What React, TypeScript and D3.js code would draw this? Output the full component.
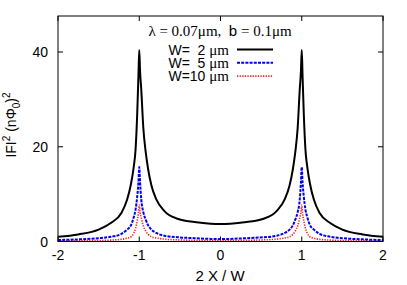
◆ ◆ ◆
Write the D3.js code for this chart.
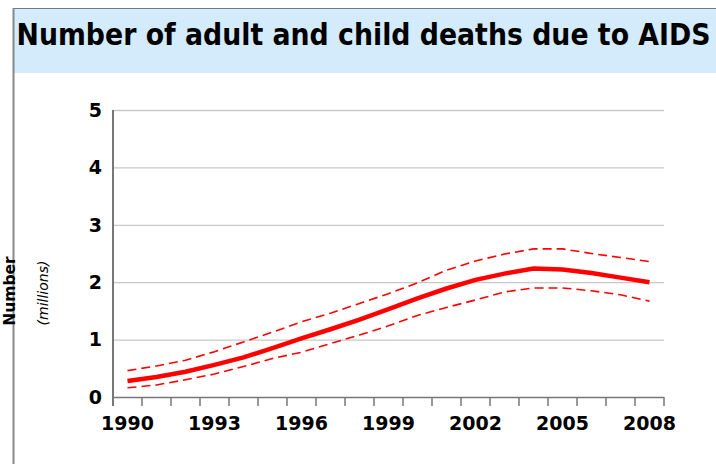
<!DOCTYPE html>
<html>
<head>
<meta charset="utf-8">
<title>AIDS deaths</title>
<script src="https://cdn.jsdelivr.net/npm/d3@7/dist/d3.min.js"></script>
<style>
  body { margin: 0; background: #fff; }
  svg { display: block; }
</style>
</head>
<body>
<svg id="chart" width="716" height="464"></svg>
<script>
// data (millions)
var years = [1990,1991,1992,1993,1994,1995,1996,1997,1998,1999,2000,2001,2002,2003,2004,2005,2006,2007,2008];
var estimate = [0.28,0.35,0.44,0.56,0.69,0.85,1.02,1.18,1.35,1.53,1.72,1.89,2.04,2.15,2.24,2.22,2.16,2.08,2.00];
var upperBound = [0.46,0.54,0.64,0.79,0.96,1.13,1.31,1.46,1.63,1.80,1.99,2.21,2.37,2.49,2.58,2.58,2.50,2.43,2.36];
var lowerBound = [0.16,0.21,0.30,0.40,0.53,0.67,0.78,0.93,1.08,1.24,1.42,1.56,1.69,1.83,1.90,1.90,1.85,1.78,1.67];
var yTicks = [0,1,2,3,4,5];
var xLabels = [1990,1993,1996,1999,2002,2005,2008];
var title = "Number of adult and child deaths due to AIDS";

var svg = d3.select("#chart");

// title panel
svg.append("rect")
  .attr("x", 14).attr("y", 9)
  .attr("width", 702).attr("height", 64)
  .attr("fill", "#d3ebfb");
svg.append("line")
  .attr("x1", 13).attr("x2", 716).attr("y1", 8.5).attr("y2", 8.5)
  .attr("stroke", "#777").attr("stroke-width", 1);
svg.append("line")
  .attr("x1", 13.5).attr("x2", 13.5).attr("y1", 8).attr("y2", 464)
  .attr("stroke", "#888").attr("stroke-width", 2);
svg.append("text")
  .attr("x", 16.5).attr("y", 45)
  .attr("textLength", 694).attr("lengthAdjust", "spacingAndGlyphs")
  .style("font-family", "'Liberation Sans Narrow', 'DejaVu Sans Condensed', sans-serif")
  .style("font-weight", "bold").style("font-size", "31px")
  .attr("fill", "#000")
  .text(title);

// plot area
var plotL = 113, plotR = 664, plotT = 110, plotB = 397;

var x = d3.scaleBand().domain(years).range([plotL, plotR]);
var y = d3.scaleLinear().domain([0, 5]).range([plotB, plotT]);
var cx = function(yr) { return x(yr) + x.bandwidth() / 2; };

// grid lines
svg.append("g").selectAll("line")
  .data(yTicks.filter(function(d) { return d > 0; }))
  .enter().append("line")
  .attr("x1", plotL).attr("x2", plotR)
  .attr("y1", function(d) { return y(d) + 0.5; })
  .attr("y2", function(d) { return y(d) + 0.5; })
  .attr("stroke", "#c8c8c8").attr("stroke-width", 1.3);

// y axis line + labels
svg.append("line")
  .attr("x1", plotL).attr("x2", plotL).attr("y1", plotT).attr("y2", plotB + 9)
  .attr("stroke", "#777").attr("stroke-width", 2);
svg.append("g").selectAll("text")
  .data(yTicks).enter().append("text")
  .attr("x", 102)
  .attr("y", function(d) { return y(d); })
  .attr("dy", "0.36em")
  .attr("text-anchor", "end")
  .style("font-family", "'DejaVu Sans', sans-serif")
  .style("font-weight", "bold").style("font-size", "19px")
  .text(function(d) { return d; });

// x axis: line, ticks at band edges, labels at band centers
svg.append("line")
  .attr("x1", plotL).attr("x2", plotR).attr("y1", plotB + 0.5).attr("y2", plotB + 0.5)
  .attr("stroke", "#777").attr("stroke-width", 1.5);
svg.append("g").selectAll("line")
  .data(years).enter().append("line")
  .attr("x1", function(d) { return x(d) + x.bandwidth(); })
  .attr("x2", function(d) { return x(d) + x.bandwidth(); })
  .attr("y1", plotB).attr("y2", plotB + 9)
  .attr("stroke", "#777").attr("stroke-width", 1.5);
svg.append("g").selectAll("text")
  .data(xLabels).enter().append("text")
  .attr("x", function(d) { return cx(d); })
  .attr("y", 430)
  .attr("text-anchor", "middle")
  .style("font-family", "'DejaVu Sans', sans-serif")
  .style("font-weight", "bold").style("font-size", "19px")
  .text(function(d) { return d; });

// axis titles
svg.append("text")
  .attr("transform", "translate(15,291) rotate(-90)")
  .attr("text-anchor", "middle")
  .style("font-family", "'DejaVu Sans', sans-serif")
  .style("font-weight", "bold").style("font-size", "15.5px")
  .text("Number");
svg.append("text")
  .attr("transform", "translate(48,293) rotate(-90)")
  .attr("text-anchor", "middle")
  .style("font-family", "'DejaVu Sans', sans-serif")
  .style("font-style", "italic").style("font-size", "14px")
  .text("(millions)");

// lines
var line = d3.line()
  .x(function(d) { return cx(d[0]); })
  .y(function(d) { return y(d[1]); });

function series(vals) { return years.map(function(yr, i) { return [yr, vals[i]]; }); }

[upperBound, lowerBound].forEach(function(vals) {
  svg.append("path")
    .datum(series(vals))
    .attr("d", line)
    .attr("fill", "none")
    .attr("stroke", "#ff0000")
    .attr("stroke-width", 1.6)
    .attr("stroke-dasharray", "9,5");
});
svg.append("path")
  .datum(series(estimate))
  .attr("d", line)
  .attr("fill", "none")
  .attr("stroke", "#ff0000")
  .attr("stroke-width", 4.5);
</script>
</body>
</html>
◆ ◆ ◆
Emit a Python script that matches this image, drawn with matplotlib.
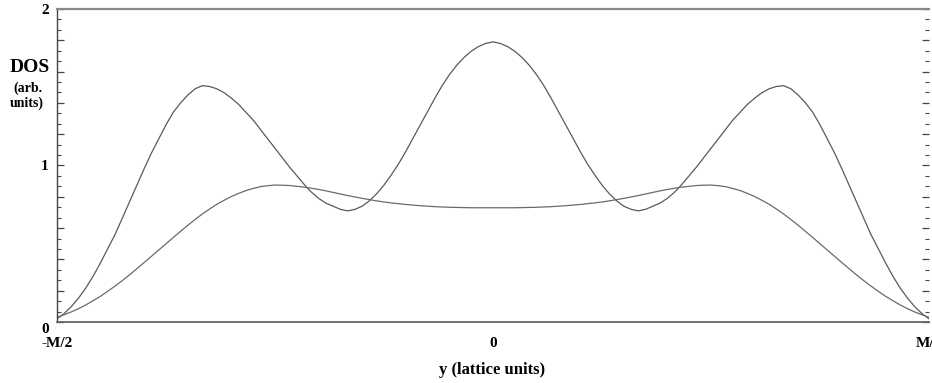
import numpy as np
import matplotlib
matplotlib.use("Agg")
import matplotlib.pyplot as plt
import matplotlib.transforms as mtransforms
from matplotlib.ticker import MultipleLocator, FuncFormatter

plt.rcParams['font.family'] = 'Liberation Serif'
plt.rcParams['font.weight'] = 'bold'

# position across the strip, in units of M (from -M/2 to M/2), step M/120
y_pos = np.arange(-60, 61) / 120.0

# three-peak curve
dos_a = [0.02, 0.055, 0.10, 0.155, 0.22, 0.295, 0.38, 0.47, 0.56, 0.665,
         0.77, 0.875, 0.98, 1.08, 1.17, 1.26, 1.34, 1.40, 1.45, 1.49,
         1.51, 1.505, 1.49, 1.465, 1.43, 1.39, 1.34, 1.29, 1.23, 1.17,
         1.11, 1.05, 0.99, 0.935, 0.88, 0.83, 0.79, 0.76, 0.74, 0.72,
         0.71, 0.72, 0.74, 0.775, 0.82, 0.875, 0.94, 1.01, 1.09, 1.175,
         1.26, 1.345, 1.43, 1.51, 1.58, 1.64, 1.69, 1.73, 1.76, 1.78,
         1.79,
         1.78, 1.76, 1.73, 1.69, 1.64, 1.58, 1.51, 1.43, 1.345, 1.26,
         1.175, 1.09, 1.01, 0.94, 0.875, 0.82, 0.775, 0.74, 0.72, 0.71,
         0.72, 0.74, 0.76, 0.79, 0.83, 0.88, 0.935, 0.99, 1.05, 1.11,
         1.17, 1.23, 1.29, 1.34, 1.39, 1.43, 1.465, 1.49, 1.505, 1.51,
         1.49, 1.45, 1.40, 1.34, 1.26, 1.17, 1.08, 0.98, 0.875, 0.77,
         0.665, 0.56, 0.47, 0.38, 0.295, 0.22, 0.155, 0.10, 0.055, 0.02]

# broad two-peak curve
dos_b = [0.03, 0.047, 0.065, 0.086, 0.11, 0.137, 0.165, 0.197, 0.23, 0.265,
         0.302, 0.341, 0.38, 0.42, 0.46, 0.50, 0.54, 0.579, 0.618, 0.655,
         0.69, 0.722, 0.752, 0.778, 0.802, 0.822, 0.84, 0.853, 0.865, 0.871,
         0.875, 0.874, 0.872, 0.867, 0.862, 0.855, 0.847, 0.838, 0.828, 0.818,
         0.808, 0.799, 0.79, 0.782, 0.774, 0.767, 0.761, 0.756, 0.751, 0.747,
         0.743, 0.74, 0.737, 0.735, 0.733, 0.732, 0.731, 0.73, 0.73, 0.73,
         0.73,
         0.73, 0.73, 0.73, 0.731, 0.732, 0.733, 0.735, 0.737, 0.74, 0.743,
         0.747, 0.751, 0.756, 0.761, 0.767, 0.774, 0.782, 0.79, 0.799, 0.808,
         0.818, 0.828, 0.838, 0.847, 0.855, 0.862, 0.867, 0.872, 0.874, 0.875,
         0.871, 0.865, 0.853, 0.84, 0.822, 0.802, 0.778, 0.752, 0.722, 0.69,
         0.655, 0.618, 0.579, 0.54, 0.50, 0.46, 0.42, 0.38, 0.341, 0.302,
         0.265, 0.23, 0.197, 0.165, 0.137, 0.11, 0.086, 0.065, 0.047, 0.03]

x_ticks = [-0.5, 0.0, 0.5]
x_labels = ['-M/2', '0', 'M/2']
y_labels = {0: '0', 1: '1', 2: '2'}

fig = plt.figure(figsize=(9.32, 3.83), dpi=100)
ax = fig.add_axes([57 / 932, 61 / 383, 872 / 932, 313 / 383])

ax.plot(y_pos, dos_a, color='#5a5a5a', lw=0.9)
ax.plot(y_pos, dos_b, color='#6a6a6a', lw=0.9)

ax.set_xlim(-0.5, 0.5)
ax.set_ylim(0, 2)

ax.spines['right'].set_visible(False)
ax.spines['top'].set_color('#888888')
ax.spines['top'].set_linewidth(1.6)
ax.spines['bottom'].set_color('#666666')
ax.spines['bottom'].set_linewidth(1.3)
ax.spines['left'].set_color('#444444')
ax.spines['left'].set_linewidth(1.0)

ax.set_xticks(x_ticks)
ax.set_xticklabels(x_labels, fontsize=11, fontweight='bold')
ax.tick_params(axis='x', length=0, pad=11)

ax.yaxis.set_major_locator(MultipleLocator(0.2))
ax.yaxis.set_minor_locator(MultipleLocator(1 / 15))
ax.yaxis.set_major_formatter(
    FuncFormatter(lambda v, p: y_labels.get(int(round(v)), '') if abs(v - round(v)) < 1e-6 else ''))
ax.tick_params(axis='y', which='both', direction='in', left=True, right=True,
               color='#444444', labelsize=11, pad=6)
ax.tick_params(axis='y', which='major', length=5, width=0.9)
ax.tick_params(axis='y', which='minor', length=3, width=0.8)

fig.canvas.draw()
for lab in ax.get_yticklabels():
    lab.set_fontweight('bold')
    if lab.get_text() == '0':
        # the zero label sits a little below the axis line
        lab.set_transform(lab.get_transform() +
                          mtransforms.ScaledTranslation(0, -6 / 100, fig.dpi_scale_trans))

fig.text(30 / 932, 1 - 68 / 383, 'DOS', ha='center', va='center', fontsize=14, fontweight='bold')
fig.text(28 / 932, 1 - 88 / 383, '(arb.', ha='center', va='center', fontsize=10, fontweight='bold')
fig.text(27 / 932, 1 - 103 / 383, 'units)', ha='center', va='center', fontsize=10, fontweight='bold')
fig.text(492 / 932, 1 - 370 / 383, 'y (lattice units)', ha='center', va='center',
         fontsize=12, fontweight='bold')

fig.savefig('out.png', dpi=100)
◆ ◆ ◆
Goal of the exercise
Reproduce the entries exactly, from the line with "Write the D3.js code for this chart." to the line with "var plotL = 113, plotR", both lines included, keeping no pictures.

Problem solution
Write the D3.js code for this chart.
<!DOCTYPE html>
<html>
<head>
<meta charset="utf-8">
<title>AIDS deaths</title>
<script src="https://cdn.jsdelivr.net/npm/d3@7/dist/d3.min.js"></script>
<style>
  body { margin: 0; background: #fff; }
  svg { display: block; }
</style>
</head>
<body>
<svg id="chart" width="716" height="464"></svg>
<script>
// data (millions)
var years = [1990,1991,1992,1993,1994,1995,1996,1997,1998,1999,2000,2001,2002,2003,2004,2005,2006,2007,2008];
var estimate = [0.28,0.35,0.44,0.56,0.69,0.85,1.02,1.18,1.35,1.53,1.72,1.89,2.04,2.15,2.24,2.22,2.16,2.08,2.00];
var upperBound = [0.46,0.54,0.64,0.79,0.96,1.13,1.31,1.46,1.63,1.80,1.99,2.21,2.37,2.49,2.58,2.58,2.50,2.43,2.36];
var lowerBound = [0.16,0.21,0.30,0.40,0.53,0.67,0.78,0.93,1.08,1.24,1.42,1.56,1.69,1.83,1.90,1.90,1.85,1.78,1.67];
var yTicks = [0,1,2,3,4,5];
var xLabels = [1990,1993,1996,1999,2002,2005,2008];
var title = "Number of adult and child deaths due to AIDS";

var svg = d3.select("#chart");

// title panel
svg.append("rect")
  .attr("x", 14).attr("y", 9)
  .attr("width", 702).attr("height", 64)
  .attr("fill", "#d3ebfb");
svg.append("line")
  .attr("x1", 13).attr("x2", 716).attr("y1", 8.5).attr("y2", 8.5)
  .attr("stroke", "#777").attr("stroke-width", 1);
svg.append("line")
  .attr("x1", 13.5).attr("x2", 13.5).attr("y1", 8).attr("y2", 464)
  .attr("stroke", "#888").attr("stroke-width", 2);
svg.append("text")
  .attr("x", 16.5).attr("y", 45)
  .attr("textLength", 694).attr("lengthAdjust", "spacingAndGlyphs")
  .style("font-family", "'Liberation Sans Narrow', 'DejaVu Sans Condensed', sans-serif")
  .style("font-weight", "bold").style("font-size", "31px")
  .attr("fill", "#000")
  .text(title);

// plot area
var plotL = 113, plotR = 664, plotT = 110, plotB = 397;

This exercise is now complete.